This U of T Task Force Wants to Make Toronto City Council Meetings Less Circus-Like
Local democracy is messy, but it needs to be accessible.
A University of Toronto-led task force will look at ways to make Toronto City Council meetings more manageable and improve deliberations.
Led by U of T assistant professor Gabriel Eidelman and urban consultant Brian Kelcey, the 10-person task force also includes former mayoral candidate and councillor David Soknacki, former councillor John Parker, former city managers Joe Pennachetti and Shirley Hoy, former Rob Ford press secretary and current editor-in-chief of the Toronto Sun Adrienne Batra, former Adam Vaughan staffer Ange Valentini, Western University professor Zack Taylor, CivicAction CEO Sevaun Palvetzian, and (disclosure) Torontoist contributor Bianca Wylie, who works for Open Data Institute Toronto.
Following Toronto City Council meetings is complicated. Each meeting involves hundreds of decisions that affect millions of Torontonians in myriad ways. Many of these decisions are taken for granted, and it takes a significant amount of institutional and real-world knowledge to connect the procedural and policy decisions with the lived experiences of Torontonians.
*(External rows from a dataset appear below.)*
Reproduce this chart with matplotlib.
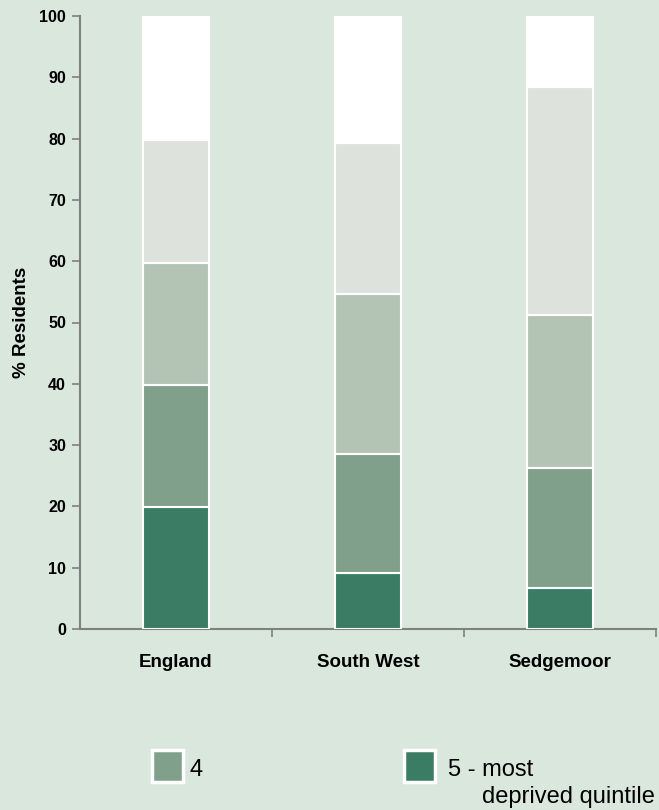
import matplotlib
matplotlib.use("Agg")
import matplotlib.pyplot as plt
from matplotlib.patches import Rectangle
import numpy as np

plt.rcParams['font.family'] = ['Liberation Sans', 'DejaVu Sans']

# Données (% de résidents par quintile de privation)
zones = ["England", "South West", "Sedgemoor"]
quintile_5 = [19.9, 9.1, 6.7]     # 5 - most deprived quintile
quintile_4 = [19.9, 19.4, 19.6]
quintile_3 = [19.9, 26.1, 24.9]
quintile_2 = [20.1, 24.7, 37.2]
quintile_1 = [20.2, 20.7, 11.6]   # 1 - least deprived
y_ticks = [0, 10, 20, 30, 40, 50, 60, 70, 80, 90, 100]

couleurs = ["#3b7d64", "#80a08b", "#b3c4b5", "#dde2dd", "#ffffff"]
series = [quintile_5, quintile_4, quintile_3, quintile_2, quintile_1]

legende_labels = ["4", "5 - most"]
legende_couleurs = [couleurs[1], couleurs[0]]

fond = "#dae7dc"
W, H = 659, 810

fig = plt.figure(figsize=(W / 100, H / 100), dpi=100, facecolor=fond)
ax = fig.add_axes([80 / W, 1 - 629 / H, (656 - 80) / W, (629 - 16) / H])
ax.set_facecolor(fond)

x = np.arange(len(zones))
bas = np.zeros(len(zones))
for vals, c in zip(series, couleurs):
    ax.bar(x, vals, bottom=bas, width=0.345, color=c, edgecolor="white", linewidth=1.5, zorder=3)
    bas += np.array(vals)

ax.set_xlim(-0.5, 2.5)
ax.set_ylim(0, 100)
ax.set_yticks(y_ticks)
ax.set_yticklabels([str(t) for t in y_ticks], fontsize=11.5, fontweight="bold")
ax.set_xticks(x)
ax.set_xticklabels(zones, fontsize=13.5, fontweight="bold")
ax.tick_params(axis="x", length=0, pad=18)
ax.set_xticks([0.5, 1.5, 2.5], minor=True)
ax.tick_params(axis="x", which="minor", length=6, width=1.2, color="#808080", direction="out")
ax.tick_params(axis="y", length=6, width=1.2, color="#808080", direction="out", pad=4)
ax.set_ylabel("% Residents", fontsize=13.5, fontweight="bold", labelpad=7)

for s in ["top", "right"]:
    ax.spines[s].set_visible(False)
for s in ["left", "bottom"]:
    ax.spines[s].set_color("#808080")
    ax.spines[s].set_linewidth(1.5)

# Légende dessinée à la main (partiellement visible comme sur l'original)
positions = [(152, 189), (404, 448)]
for (xr, xt), lab, c in zip(positions, legende_labels, legende_couleurs):
    fig.add_artist(Rectangle((xr / W, 1 - 782 / H), 31 / W, 32 / H,
                             transform=fig.transFigure, facecolor=c,
                             edgecolor="white", linewidth=2.5))
    fig.text(xt / W, 1 - 776 / H, lab, fontsize=17, va="baseline", ha="left")
fig.text(482 / W, 1 - 803 / H, "deprived quintile", fontsize=17, va="baseline", ha="left")

fig.savefig("out.png", dpi=100, facecolor=fond)
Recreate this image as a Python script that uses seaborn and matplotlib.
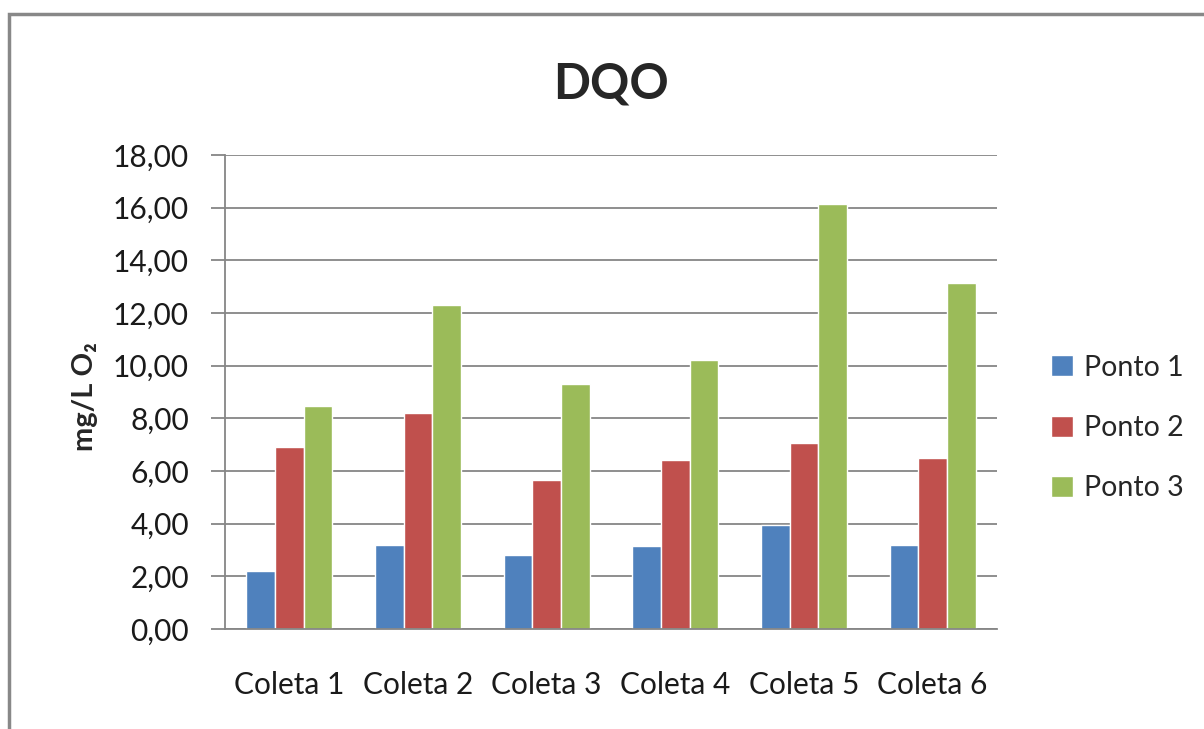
import matplotlib
matplotlib.use("Agg")
import matplotlib.pyplot as plt
import seaborn as sns
import pandas as pd
from matplotlib.patches import Rectangle
from matplotlib.ticker import FuncFormatter, FixedLocator

# dados
coletas = ["Coleta 1", "Coleta 2", "Coleta 3", "Coleta 4", "Coleta 5", "Coleta 6"]
ponto1 = [2.22, 3.20, 2.82, 3.14, 3.94, 3.20]
ponto2 = [6.92, 8.20, 5.65, 6.43, 7.05, 6.49]
ponto3 = [8.46, 12.29, 9.30, 10.22, 16.14, 13.14]
pontos = ["Ponto 1", "Ponto 2", "Ponto 3"]
y_ticks = [0, 2, 4, 6, 8, 10, 12, 14, 16, 18]

cores = ["#4F81BD", "#C0504D", "#9BBB59"]
cinza = "#868686"

sns.set_style("white")
plt.rcParams["font.family"] = ["Lato", "DejaVu Sans"]

# formato longo para o seaborn
df = pd.DataFrame({
    "coleta": coletas * 3,
    "ponto": [p for p in pontos for _ in coletas],
    "valor": ponto1 + ponto2 + ponto3,
})

fig = plt.figure(figsize=(12.04, 7.29), dpi=100)
ax = fig.add_axes([225 / 1204, 1 - 629 / 729, (997 - 225) / 1204, (629 - 155) / 729])

sns.barplot(data=df, x="coleta", y="valor", hue="ponto", palette=cores,
            width=0.67, gap=0, saturation=1, ax=ax, legend=True)

ax.set_ylim(0, 18)
ax.set_xlim(-0.5, 5.5)
ax.set_yticks(y_ticks)
ax.yaxis.set_major_formatter(FuncFormatter(lambda v, p: f"{v:.2f}".replace(".", ",")))
ax.grid(axis="y", color=cinza, linewidth=1.3)
ax.set_axisbelow(True)

for s in ["top", "right"]:
    ax.spines[s].set_visible(False)
for s in ["left", "bottom"]:
    ax.spines[s].set_color(cinza)
    ax.spines[s].set_linewidth(1.3)

# marcas do eixo x nas divisões entre categorias
ax.xaxis.set_minor_locator(FixedLocator([i - 0.5 for i in range(len(coletas) + 1)]))
ax.tick_params(axis="x", which="major", length=0, pad=30, labelsize=21.5, labelcolor="#1a1a1a")
ax.tick_params(axis="x", which="minor", length=10, width=1.3, color=cinza, direction="out")
ax.tick_params(axis="y", length=10, width=1.3, color=cinza, direction="out", pad=16,
               labelsize=21.5, labelcolor="#1a1a1a", left=True)

ax.set_xlabel("")
ax.set_ylabel("mg/L O₂", fontsize=21, fontweight="bold")
ax.yaxis.set_label_coords(-0.165, 0.49)

ax.set_title("DQO", fontsize=35, fontweight="bold", pad=41, x=0.5)

leg = ax.legend(loc="center left", bbox_to_anchor=(1.037, 0.424), frameon=False,
                fontsize=20.5, handlelength=0.75, handleheight=0.75, handletextpad=0.4,
                labelspacing=1.2)

# moldura cinza em volta do gráfico (só esquerda e topo aparecem)
fig.patches.append(Rectangle((9 / 1204, -0.02), 1.2, 1.02 - 14 / 729,
                             transform=fig.transFigure, fill=False,
                             edgecolor="#888888", linewidth=2.5))

fig.savefig("out.png", dpi=100)
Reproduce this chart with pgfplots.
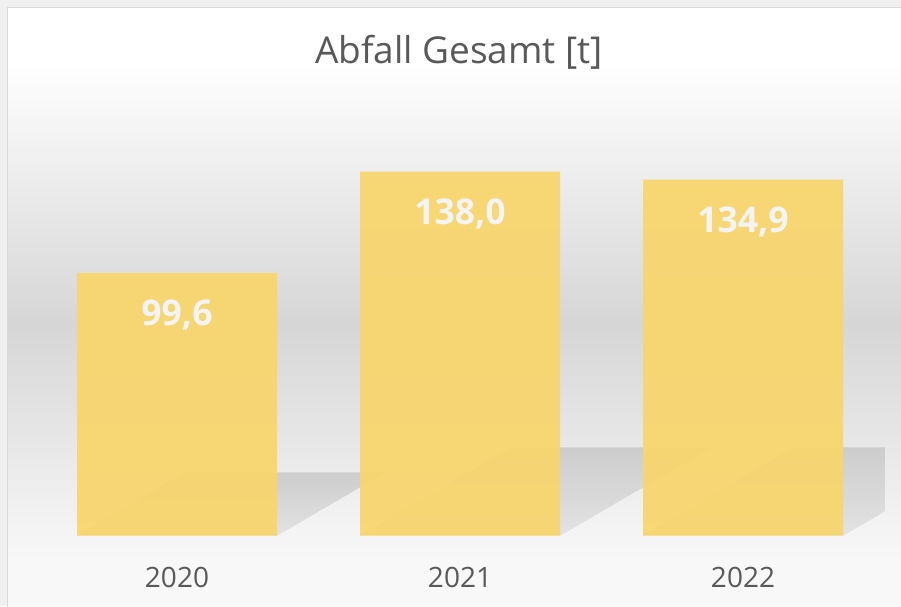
\documentclass[border=0pt]{standalone}
\usepackage{pgfplots}
\pgfplotsset{compat=1.18}
\usepackage{fontspec}
\setmainfont{Open Sans}
\definecolor{outer}{HTML}{F0F0F0}
\definecolor{frame}{HTML}{D9D9D9}
\definecolor{bar}{HTML}{F8D66C}
\definecolor{txt}{HTML}{595959}
\definecolor{shadowtop}{HTML}{C8C8C8}
\definecolor{shadowbot}{HTML}{E0E0E0}
\definecolor{bgmid}{HTML}{D6D6D6}
\definecolor{bgbot}{HTML}{F8F8F8}
\definecolor{lbl}{HTML}{F4F4F4}
\begin{document}
\begin{tikzpicture}
\path[use as bounding box] (0pt,0pt) rectangle (901pt,606pt);
\fill[outer] (0pt,0pt) rectangle (901pt,606pt);
\begin{scope}
\clip (0pt,0pt) rectangle (901pt,606pt);
\fill[white] (7.5pt,-10pt) rectangle (920pt,598.5pt);
\shade[top color=white, bottom color=bgmid] (8pt,546pt) rectangle (920pt,283pt);
\shade[top color=bgmid, bottom color=bgbot] (8pt,283.2pt) rectangle (920pt,46pt);
\fill[bgbot] (8pt,46.2pt) rectangle (920pt,-10pt);
\draw[frame, line width=1.5pt] (7.5pt,-10pt) rectangle (920pt,598.5pt);
\end{scope}
\node[anchor=base, font=\fontsize{37}{41}\selectfont, text=txt] at (459pt,542pt) {Abfall Gesamt [t]};
\begin{axis}[
  at={(35.5pt,70.5pt)}, anchor=south west,
  scale only axis, width=849pt, height=422pt,
  xmin=-0.5, xmax=2.5, ymin=0, ymax=160,
  axis line style={draw=none}, tick style={draw=none},
  xtick={0,1,2}, xticklabels={2020,2021,2022},
  ytick=\empty,
  xticklabel style={font=\fontsize{28}{32}\selectfont, text=txt, anchor=base, yshift=-52pt},
  /pgf/number format/assume math mode=true,
]
\addplot[draw=none, top color=shadowtop, bottom color=shadowbot, fill opacity=0.85] coordinates {(-0.355,0) (0.355,0) (0.737,23.9) (0.027,23.9)} -- cycle;
\addplot[draw=none, top color=shadowtop, bottom color=shadowbot, fill opacity=0.85] coordinates {(0.645,0) (1.355,0) (1.889,33.4) (1.179,33.4)} -- cycle;
\addplot[draw=none, top color=shadowtop, bottom color=shadowbot, fill opacity=0.85] coordinates {(1.645,0) (2.355,0) (2.889,33.4) (2.179,33.4)} -- cycle;
\addplot[ybar, bar width=200pt, fill=bar, draw=none, fill opacity=0.93,
  point meta=explicit symbolic,
  nodes near coords,
  nodes near coords style={anchor=base, yshift=-53pt, text=lbl, text opacity=1, font=\bfseries\fontsize{35.5}{40}\selectfont}]
  coordinates {(0,99.6)[99,6] (1,138.0)[138,0] (2,134.9)[134,9]};
\end{axis}
\end{tikzpicture}
\end{document}
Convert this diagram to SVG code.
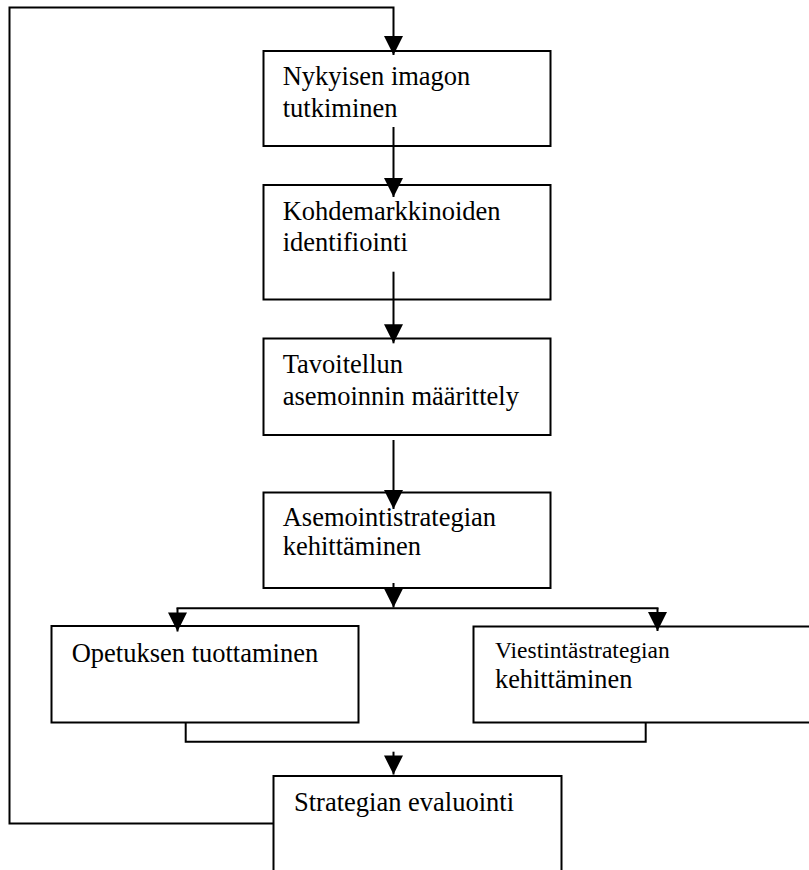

Even though it’s important for the public to understand how and why those decisions get made, the process can often feel more like a barrier rather than a place to participate.
This even affects people who you think would or should be more knowledgeable when it comes to the details of Council and Robert’s Rules of Order. When John Tory joined Council as mayor—the first person in about a century to become the mayor of Toronto without being a councillor—his lack of familiarity with the chamber’s process and procedure was striking; democratic deliberations do not operate like a boardroom.
This Council newbie confusion is not unique to Tory when he took office. When a Toronto Star feature writer who typically doesn’t cover Council wrote a story about experiencing a meeting, his lede about how the agenda works was completely false (although the original lede was deleted online, the article was not accompanied by any correction or update). What he understood as civic dysfunction actually had a perfectly reasonable explanation, but the context is needed to make those connections on your own.
Local democracy is messy, but it’s also the most accessible order of government. At times, its very messiness is a feature, not a bug. There is a lot more room to make those deliberations easier to understand and follow (here at Torontoist we try our best), and hopefully in their review the task force also reflects that there are parts that are really great, if only we can appreciate them better.